Mihai P. B. Stiucan wrote:
> One more thing, as I wrote in subject line, how did XML came into the 
> world of HTML? Maybe I seems a little stupid, maybe that's the fact. I 
> started with HTML, I saw it is a markup language, with syntax and rules. 
>   Ok with that, then it comes CSS. I got that, it is an external file 
> which contains all formatters used in early HTML, that is to clean up 
> html file from attributes. But now here it comes XML ( and XSL). I 

In fact, the first versions of XML I can find are 
<URL:http://www.w3.org/TR/WD-xml-961114> and 
<URL:http://www.w3.org/TR/PR-xml-971208>. Considering that CSS was 
first(?) published here <URL:http://www.w3.org/TR/REC-CSS1-961217>, 
about the same time, I wouldn't say one or the other was in use before 
the other.

XML was invented to store and transmit any structured data in one common 
syntax. The idea was to make syntax so strict that the parser could be 
really simple. I think this was selected as a target when it had been 
seen how many parser bugs user agents (a.k.a. browsers) had.

XHTML 1.0 is simply the old HTML 4.01 spec in that stricter syntax. User 
agents are supposed to use same parsing rules for XHTML as for XML, but 
this isn't true.
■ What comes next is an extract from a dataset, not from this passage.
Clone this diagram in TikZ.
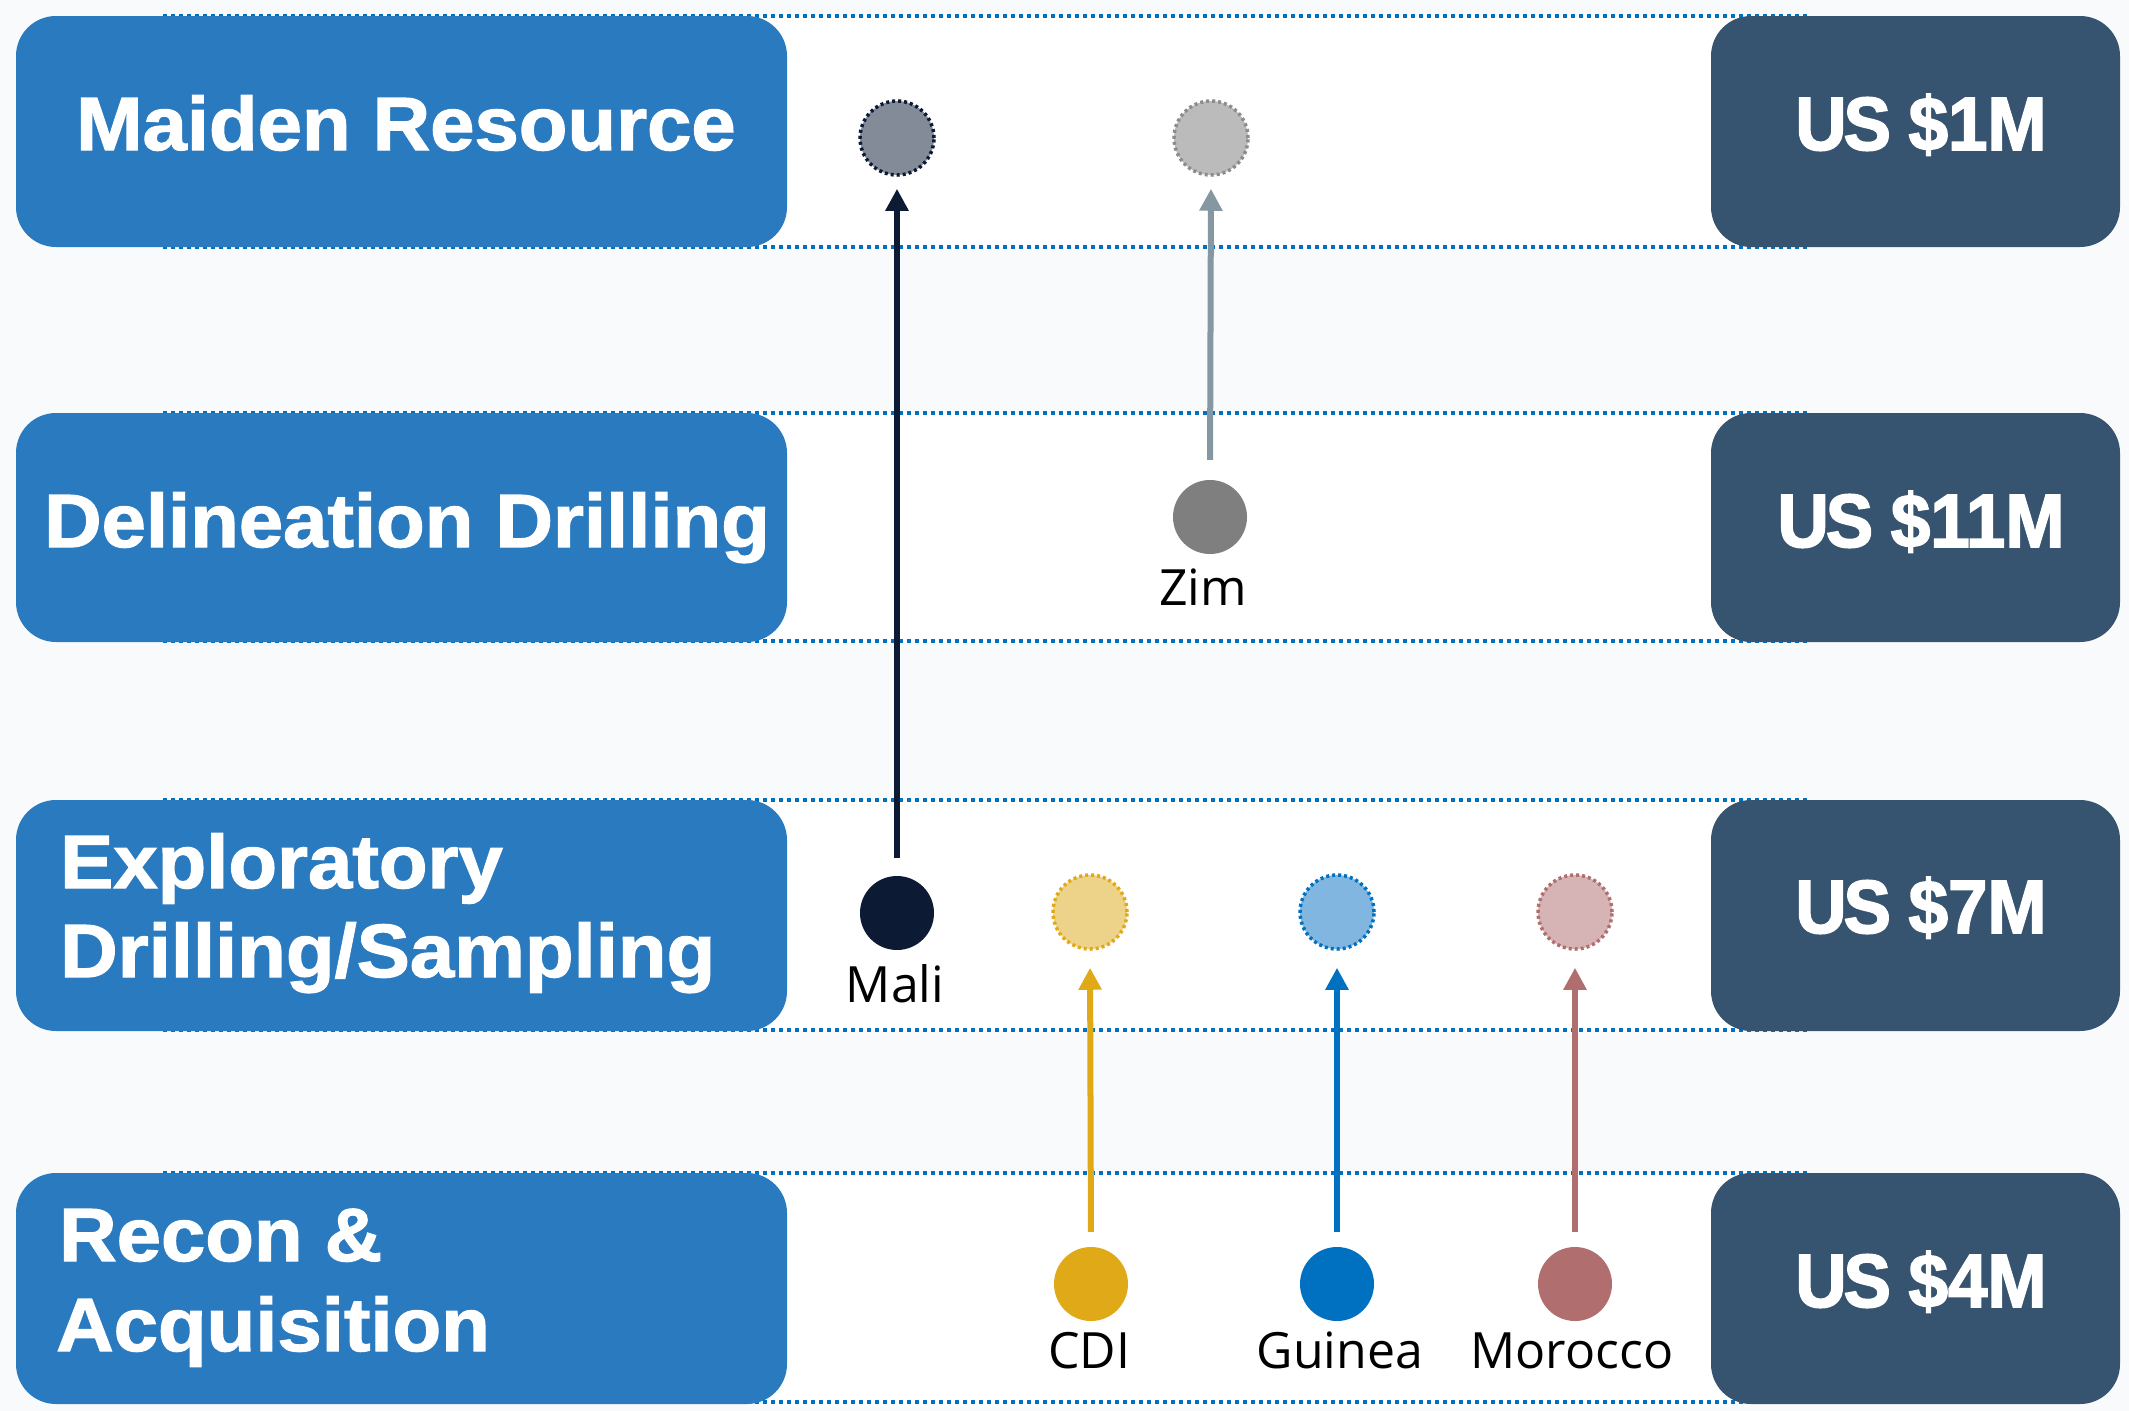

XML document should have content-type 
"application/xml+xhtml" but because one browser that's widely used 
pretty much nobody is using that. XML is used in many other places 
already, but I see some hard times for it replacing HTML because people 
are used to less strict rules of HTML. And pretty much every user agent 
must support older documents (more or less) so they now need the old 
HTML parser and XML parser (and CSS parser, and...).
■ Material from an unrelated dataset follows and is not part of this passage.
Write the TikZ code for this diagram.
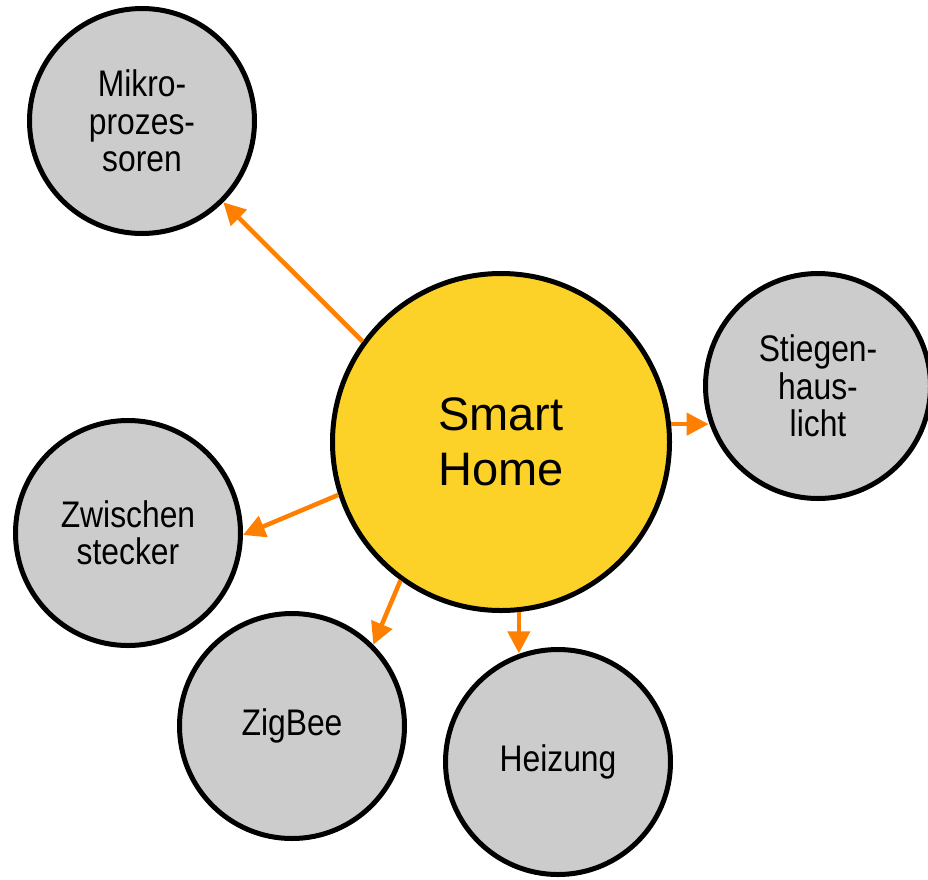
\documentclass[tikz,border=0pt]{standalone}
\usepackage{fontspec}
\setmainfont{Liberation Sans}
\newfontfamily\narrowfont[FakeStretch=0.86]{Liberation Sans}
\usetikzlibrary{arrows.meta}
\definecolor{shyellow}{RGB}{253,210,40}
\definecolor{bubgray}{RGB}{204,204,204}
\definecolor{arrorange}{RGB}{255,128,0}
\begin{document}
\begin{tikzpicture}[x=1pt,y=-1pt,
 hub/.style={circle, draw=black, line width=5pt, fill=shyellow, minimum size=337pt, inner sep=0pt, align=center, font=\fontsize{47}{55}\selectfont},
 leaf/.style={circle, draw=black, line width=5pt, fill=bubgray, minimum size=225pt, inner sep=0pt, align=center, font=\narrowfont\fontsize{37}{37.5}\selectfont},
 link/.style={draw=arrorange, line width=4.5pt, -{Triangle[length=22pt,width=22pt]}}
]
\useasboundingbox (0,0) rectangle (928,879);
\node[hub] (sh) at (501,442) {Smart\\Home};
\node[leaf] (mp) at (142,121) {Mikro-\\prozes-\\soren};
\node[leaf] (st) at (818,386) {Stiegen-\\haus-\\licht};
\node[leaf] (zw) at (128,533) {Zwischen\\stecker};
\node[leaf] (zb) at (292,726) {ZigBee};
\node[leaf] (hz) at (558,762) {Heizung};
\draw[link] (sh.144.5) -- (mp.315);
\draw[link] (sh.6) -- (sh.6 -| st.198.9);
\draw[link] (sh.198.1) -- (zw.-1.5);
\draw[link] (sh.234.5) -- (zb.45);
\draw[link] (sh.276) -- (sh.276 |- hz.109.7);
\end{tikzpicture}
\end{document}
Later standards are based on XML because that way the software has the 
required parser already done and can concentrate on getting the real 
logic right. In addition, there're many tools for authoring and refining 
any XML document. In my opinion, XML is overly verbose for some 
applications but I guess that's the tradeoff for using same parser for 
everything.

Some reading:
http://www.w3.org/TR/xmlbase/
http://www.w3.org/TR/REC-xml

> search for explanations, and all I got is "XML is for organizing data, 
> which will need to be rendered in browser."

Most of the time, XML is "wire format" for transferring data across 
different computers or applications. From all uses of XML, only very 
small part ever hits commonly used browsers.

XML isn't the greatest thing since sliced bread, though. For example, 
Microsoft could tell that their newest file format for Word files is 
XML. The XML could look pretty much like |<word 
encoding="base64">JGDSKJGKLSAJDGKJSADGLJDS....</word>| and it would 
still be XML. The real data could still be the same binary format it was 
before. If all applications used XML for the default save format and the 
structure of saved document were correctly expressed in XML, then making 
applications interoperable would be much easier.

> Now, on W3 page I see that XML is more powerfull and aimed to "replace" 
> the old HTML. From my point of view, I saw XML like an add-on, not like 
> a big brother of HTML. I think my opinion about XML is wrong.

As I said, XHTML 1.0 is pretty much HTML in stricter syntax. Pretty much 
the only more powerful feature is that you can use namespaces and embed 
other XML documents inside XHTML. At least in theory...

-- 
Mikko

Received on Thursday, 13 February 2003 05:54:42 UTC